The basic facts of the new legal proceeding against the Province of BC are as follows:
- The Province was required by BC’s Environmental Assessment Act (the “EAA”) to: (a) conduct an environmental assessment of the Enbridge Northern Gateway proposal; and (b) make a decision about whether or not to grant an environmental assessment certificate to Northern Gateway. Such an environmental assessment certificate is the overarching provincial approval required for Northern Gateway to obtain any subsequent provincial permits necessary for work on the project to proceed.
- Section 27 of the EAA allows BC to enter into an agreement with the federal government (as well as other jurisdictions), to allow a federal environmental assessment process to act as a substitute for a provincial environmental assessment.
- In 2008 and again in 2010, BC entered into an agreement with the federal National Energy Board (the “NEB”) which provides that: (a) NEB regulatory reviews of proposals such as the Enbridge Northern Gateway project act as a substitute for BC’s provincial environmental assessment process; and (b) in such circumstances, BC is not required to make its own decision on whether or not to issue a provincial environmental assessment certificate, rather the federal decision also counts as BC’s decision.

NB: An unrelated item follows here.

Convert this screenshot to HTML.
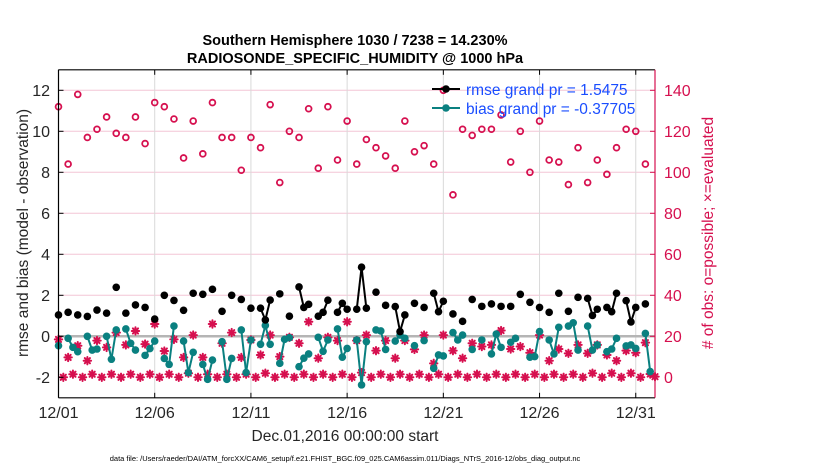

- Relying on the agreement with the NEB, BC never made its own decision about whether or not to issue an environmental assessment certificate to Enbridge Northern Gateway.
So what’s the problem? According to Giga’at First Nation and Coastal First Nations, section 27 of the EAA allows BC to substitute a federal review process for a provincial environmental assessment, but it does not allow BC to substitute the federal decision for BC’s obligation to decide whether or not to approve a project by issuing a provincial environmental assessment certificate. Put another way, according to the EAA, BC can rely on a federal environmental assessment as the basis for making a decision on whether to approve or reject a proposal such as Enbridge Northern Gateway, but BC still has to make its own decision. According to our interpretation of EAA section 27, there is a good legal basis for this argument.
Gitga’at and Coastal First Nations also point out that the decision to grant or deny an environmental assessment certificate triggers BC’s constitutional duty to consult and accommodate First Nations on the issue. Thus, by abdicating its decision-making power, BC would effectively “give away” its duty to consult and accommodate, which Gitga’at and Coastal First Nations say is inconsistent with BC’s constitutional duties to First Nations. Gitga’at and Coastal First Nations also argue that BC had an obligation to consult First Nations before entering into the agreement which substituted the NEB process for a provincial environmental assessment in the first place, noting that this did not occur.
Based on these arguments, Gitga’at and Coastal First Nations seek a declaration from the Court that BC must make its own decision about whether to grant or refuse an environmental assessment certificate to Enbridge Northern Gateway, and that BC must consult with them before making such a decision. Until this occurs, they argue, the province does not have the legal authority to issue any permits related to the Enbridge Northern Gateway project.
The case puts BC in a somewhat awkward position. BC strongly opposed the approval of the Enbridge Northern Gateway proposal in its arguments during the federal review of the project, on the primary grounds that Enbridge Northern Gateway had not demonstrated that it was adequately prepared to respond to oil spills. BC also continues to emphasize that Enbridge Northern Gateway has not met BC’s five conditions and therefore the Province’s answer to the project is “no.” To defend against the legal challenge filed by Gitga’at and Coastal First Nations, however, BC would likely need to argue that the Province validly gave away its primary decision-making power on the Enbridge project to the federal NEB.
We will be watching with interest to see how the Province of BC addresses this challenge. In the meantime, the case acts as one more legal hurdle in the daunting obstacle course that is preventing Enbridge Northern Gateway from being built.